There has been no evidence presented to demonstrate that the DCCAP occupies a "confidential position” with anyone within the meaning of the Constitution or Civil Service Law. The relationship between the DCCAP and the Chief Administrative Judge of the Criminal Court is not of a personal nature since the DCCAP does not directly work for or regularly report to the Administrative Judge. (Cf., Matter of Holcombe v Gusty, 51 AD2d, at 868, supra.)

The DCCAP position similarly fails to qualify as a position requiring the exercise of "authority or discretion at a high level” warranting an exempt classification. The DCCAP is the fourth clerical-administrative employee in the chain of command (following the Administrative Judge of the Criminal Courts, Chief Clerk of the Criminal Court and two levels of deputy chief clerks). According to an organizational chart submitted by respondents at this court’s request, no other court in the judicial system has more than two levels of exempt positions below that of the Administrative Judge. The Criminal Court would be the first to have a fourth level of "exempt” employees. There is no rationale presented to demonstrate how or why the DCCAP will be delegated the task of formulating Criminal Court arraignment policy.

The job descriptions disclose that the duties of the supervisor of arraignment parts, designated as "noncompetitive”, are indistinguishable from those of the DCCAP. "A Supervisor of Arraignment Parts works in Criminal Court, New York City and is responsible for coordinating activities of three (3) or more arraignment parts in an arraignment complex. A Supervisor of Arraignment Parts devises and maintains caseflow methods, ensures optimal deployment of staff in the various arraignment parts, and acts as liaison with judges, court administrators, public officials, and the general public on matters relating to the arraignment process.

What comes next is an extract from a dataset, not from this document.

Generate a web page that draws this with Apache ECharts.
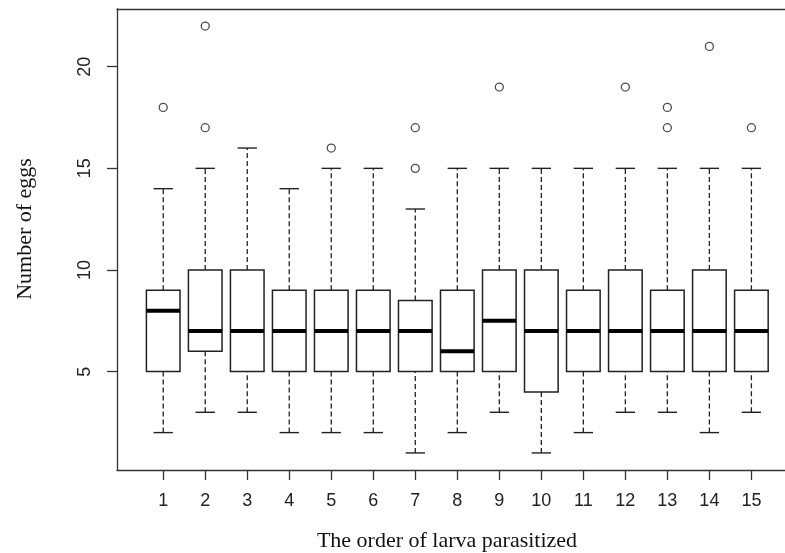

A Supervisor of Arraignment Parts Reports to the Deputy Chief Clerk and Chief Clerk of the Court and performs related duties as assigned.” The court acknowledges that while the liaison role of both titles is one which may not be susceptible to competitive examination, respondents’ designation of exempt confidential rather than noncompetitive appears to be arbitrary and contrary to law. (CPLR 7803.)

The essential distinction (relied upon by respondents) be*457tween the existing and substantially similar noncompetitive position and the exempt position which is at issue does not appear in the DCCAP job announcement or in the DCCAP title standard, but instead, arises under the contract between the city and the respondents. However, that contract cannot be utilized to undermine the uniform classification structure mandated by the State Constitution, the Civil Service Law and rules and regulations and the Chief Administrative Judge.

Finally, it appears that respondents promulgated the new title without a hearing or opportunity for input by the affected employees as required by Judiciary Law § 211 (1) (d).

Accordingly, based on all of the facts and circumstances before the court, the application is granted to the extent of declaring that the appropriate jurisdictional classification of the DCCAP title is "noncompetitive”, and of setting aside the challenged jurisdictional classification (exempt/confidential) of the DCCAP title, and remanding this matter to respondents for an appropriate revision of the title standard, in accordance with this decision.

. A potentially significant distinction between the "exempt” or "confidential” designations and all others is that employees designated exempt and/or confidential serve at the pleasure of the appointing authority and are ordinarily subject to termination at any time without a hearing. (22 NYCRR 25.29.) Other employees generally may be removed if disciplined only for incompetency or misconduct and after an administrative hearing. (22 NYCRR 25.29 [a].)

. None of the appendices annexed to the contract have been submitted to the court.